# TO BE DONE
Quote word for word the lines below, beginning with the first and ending with the one that has "Chart.register(...registerables);". Drop the pictures.

# GIVEN INFORMATION
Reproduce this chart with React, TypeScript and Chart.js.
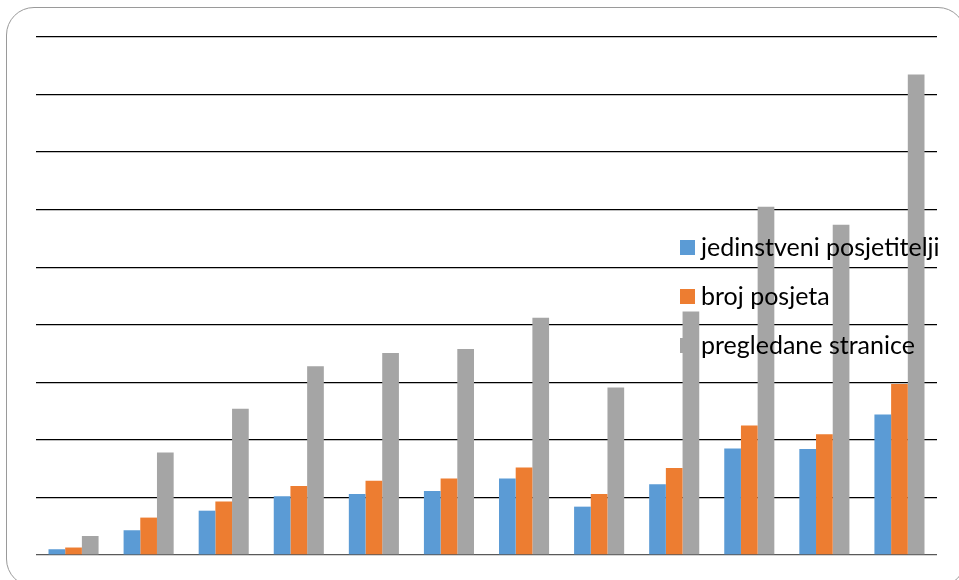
import React, { useEffect, useRef } from "react";
import { Chart, registerables } from "chart.js";

Chart.register(...registerables);

const categories = ["1", "2", "3", "4", "5", "6", "7", "8", "9", "10", "11", "12"];
const jedinstveni = [10, 43, 77, 102, 106, 111, 133, 84, 123, 185, 184, 244];
const brojPosjeta = [13, 65, 93, 120, 129, 133, 152, 106, 151, 225, 210, 297];
const pregledane = [33, 178, 254, 328, 351, 358, 412, 291, 423, 605, 574, 835];
const seriesLabels = ["jedinstveni posjetitelji", "broj posjeta", "pregledane stranice"];
const seriesColors = ["#5B9BD5", "#ED7D31", "#A5A5A5"];

const overlayLegend = {
  id: "overlayLegend",
  afterDatasetsDraw(chart: any) {
    const ctx = chart.ctx;
    const x0 = 680;
    const ys = [247, 296, 345];
    ctx.save();
    ctx.font = "25px Lato, 'Liberation Sans', sans-serif";
    ctx.textBaseline = "middle";
    chart.data.datasets.forEach((ds: any, i: number) => {
      ctx.fillStyle = ds.backgroundColor;
      ctx.fillRect(x0, ys[i] - 7, 15, 15);
      ctx.fillStyle = "#000000";
      ctx.fillText(ds.label, x0 + 21, ys[i] + 1);
    });
    ctx.restore();
  },
};

export default function App() {
  const ref = useRef<HTMLCanvasElement | null>(null);

  useEffect(() => {
    document.body.style.margin = "0";
    const canvas = ref.current;
    if (!canvas) return;
    const data = [jedinstveni, brojPosjeta, pregledane];
    const chart = new Chart(canvas, {
      type: "bar",
      data: {
        labels: categories,
        datasets: seriesLabels.map((label, i) => ({
          label,
          data: data[i],
          backgroundColor: seriesColors[i],
          borderWidth: 0,
        })),
      },
      options: {
        animation: false,
        responsive: false,
        maintainAspectRatio: false,
        layout: { padding: { left: 36, top: 37, right: 22, bottom: 25 } },
        datasets: {
          bar: { barPercentage: 1, categoryPercentage: 0.667 },
        },
        plugins: {
          legend: { display: false },
          tooltip: { enabled: false },
        },
        scales: {
          x: { display: false },
          y: {
            min: 0,
            max: 900,
            ticks: { display: false, stepSize: 100 },
            grid: {
              drawTicks: false,
              lineWidth: 1.3,
              color: (c: any) => (c.tick && c.tick.value === 0 ? "#595959" : "#000000"),
            },
            border: { display: false },
          },
        },
      },
      plugins: [overlayLegend],
    });
    return () => chart.destroy();
  }, []);

  return (
    <div style={{ position: "relative", width: 959, height: 580, overflow: "hidden", background: "#fff" }}>
      <div
        style={{
          position: "absolute",
          left: 6,
          top: 7,
          width: 960,
          height: 580,
          border: "1px solid #9a9a9a",
          borderRadius: 28,
          boxSizing: "border-box",
        }}
      />
      <canvas ref={ref} width={959} height={580} style={{ position: "absolute", left: 0, top: 0 }} />
    </div>
  );
}
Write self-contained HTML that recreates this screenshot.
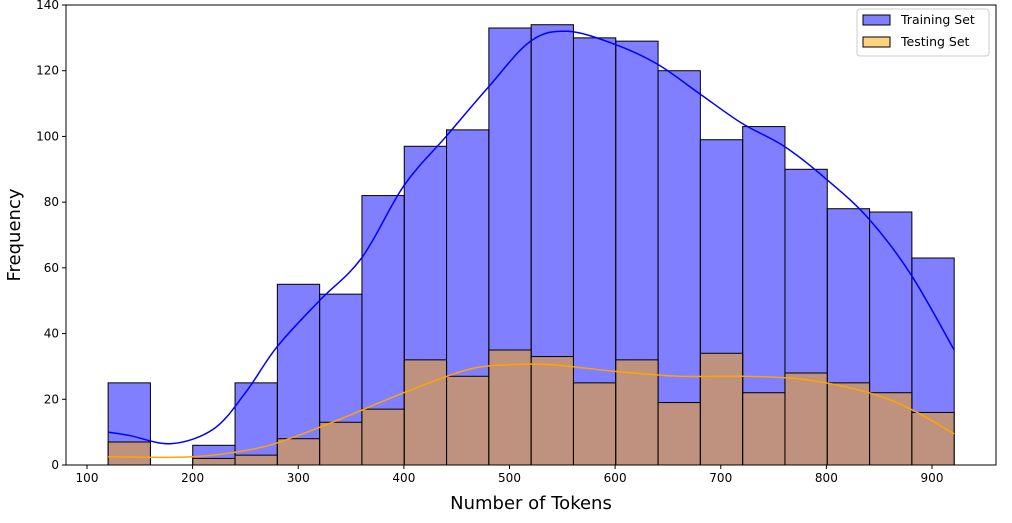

# THE REPLY
Reproduce this chart with React, TypeScript and Chart.js.
import React, { useEffect, useRef } from "react";
import { Chart, registerables } from "chart.js";

Chart.register(...registerables);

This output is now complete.